For those whose principal concern is preventing government shutdowns, Donald Trump's emergency declaration probably doesn't look like bad news. As of a couple of months ago, the president's position was that Congress had to approve funding for his border wall -- and if lawmakers balked, he'd end federal operations until his demands were met.
The emergency declaration, to an unsettling degree, is acting as a pressure valve. Trump gets to pursue his absurd goal; the governments gets to function; and the whole mess will eventually be resolved in the courts.
But for those whose principal concern is the rule of law, avoiding another shutdown comes at a high price. James Hohmann had a good piece along these lines this morning.
“White House lawyers have told Trump he could reprogram money without calling an emergency,” Fred Barbash, Ellen Nakashima and Josh Dawsey report. “But Trump … has been determined to declare an emergency, partially for fear of looking weak.”This is just the latest, and possibly starkest, illustration of Trump’s disdain for the rule of law, as well as the premium he places on political expediency over constitutional norms and legal guardrails.
In the abstract, there's nothing wrong with a president starting with a specific goal and working backwards to determine how best to get there. The trouble arises when someone tells the president, "That may not be legal," and the person legally required to protect and defend the Constitution replies, "I don't care."
William Banks, a Syracuse University law professor, told the New York Times, "This is a real institutional threat to the separation of powers to use emergency powers to enable the president to bypass Congress to build a wall on his own initiative that our elected representatives have chosen not to fund."
Banks added, "It sets a precedent that a president can, without regard to an actual existence of an emergency, use this tool to evade the normal democratic process and fund projects on his own."
There's a school of thought, which I'm generally sympathetic toward, which says there are two kinds of constitutional crises. The first arises when officials turn to the law for answers, but the law is silent. When Woodrow Wilson had a stroke, for example, and he physically couldn't fulfill his duties, officials looked to the Constitution. The 25th Amendment didn't yet exist, so the result was a sort of crisis: the law offered no guidance on how the government was supposed to function.

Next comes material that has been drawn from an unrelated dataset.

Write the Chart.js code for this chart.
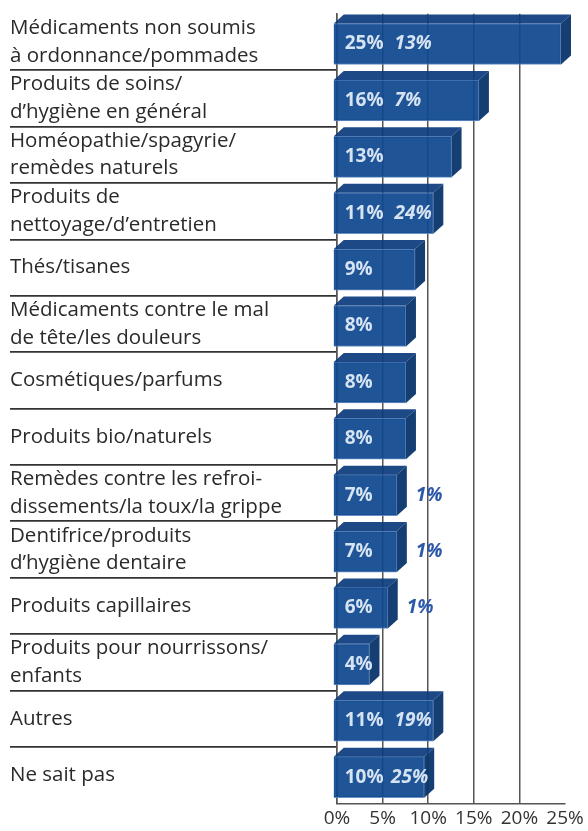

The second is when the Constitution establishes a legal framework, but those in positions of authority chose to operate outside those boundaries.
Does Trump's gambit, asserting powers he's not supposed to have, in pursuit of a project the people and their elected lawmakers do not want, fall into that latter category? There are scholars who can speak to this with more authority than I can, but this Vox piece struck me as notable:
The Constitution gives Congress, not the president, the ultimate power to appropriate money. The president legally has the power to declare emergencies and respond, but can he do that in a situation where Congress has explicitly declined to fund the president's wall?According to Elizabeth Goitein, an expert on national security law, the answer is that he can't -- and Trump's attempt to do so constitutes a "constitutional crisis."Goitein is the co-director of the Liberty and National Security Program at the Brennan Center for Justice, a nonpartisan but liberal-leaning legal nonprofit. Her research focuses on balancing national security and constitutional rights, which makes her pretty well-positioned to evaluate the president's claim. In a series of tweets, she made the case that declaring an emergency on the border constitutes a power grab that directly threatens the constitutional order.
Last night, I spent a little time poking through my archives, looking up instances in which I wrote about Donald Trump being at odds with the rule of law. It was exhausting, not just viscerally, but also practically, because these stories have been ridiculously common.
Indeed, I found a quote from Sally Yates, who served as acting attorney general before Trump fired her in 2017 for giving the White House good advice, who described one of the president's efforts last year as "nothing short of an all-out assault on the rule of law."
The depressing part is, you don't know which Trump effort Yates was referring to, and if I hadn't read the report, I wouldn't either. There have been so many all-out assaults on the rule of law since Trump's inauguration that it starts to look like one long crisis.
That said, today's gambit seems qualitatively different. Civics 101 offers clear definitions of what the co-equal branches of government do, and Trump's declaration seems designed to shuffle the deck in ways that undermine the institutions themselves.
I don't honestly believe that this president wants to tear down the rule of law, because that would suggest he's invested energy into answering the underlying question. That seems wholly implausible. It's Trump's indifference to the rule of law that's the problem.
He doesn't see constitutional frameworks as his enemy because he doesn't see them at all. Today's crisis, alas, was probably inevitable.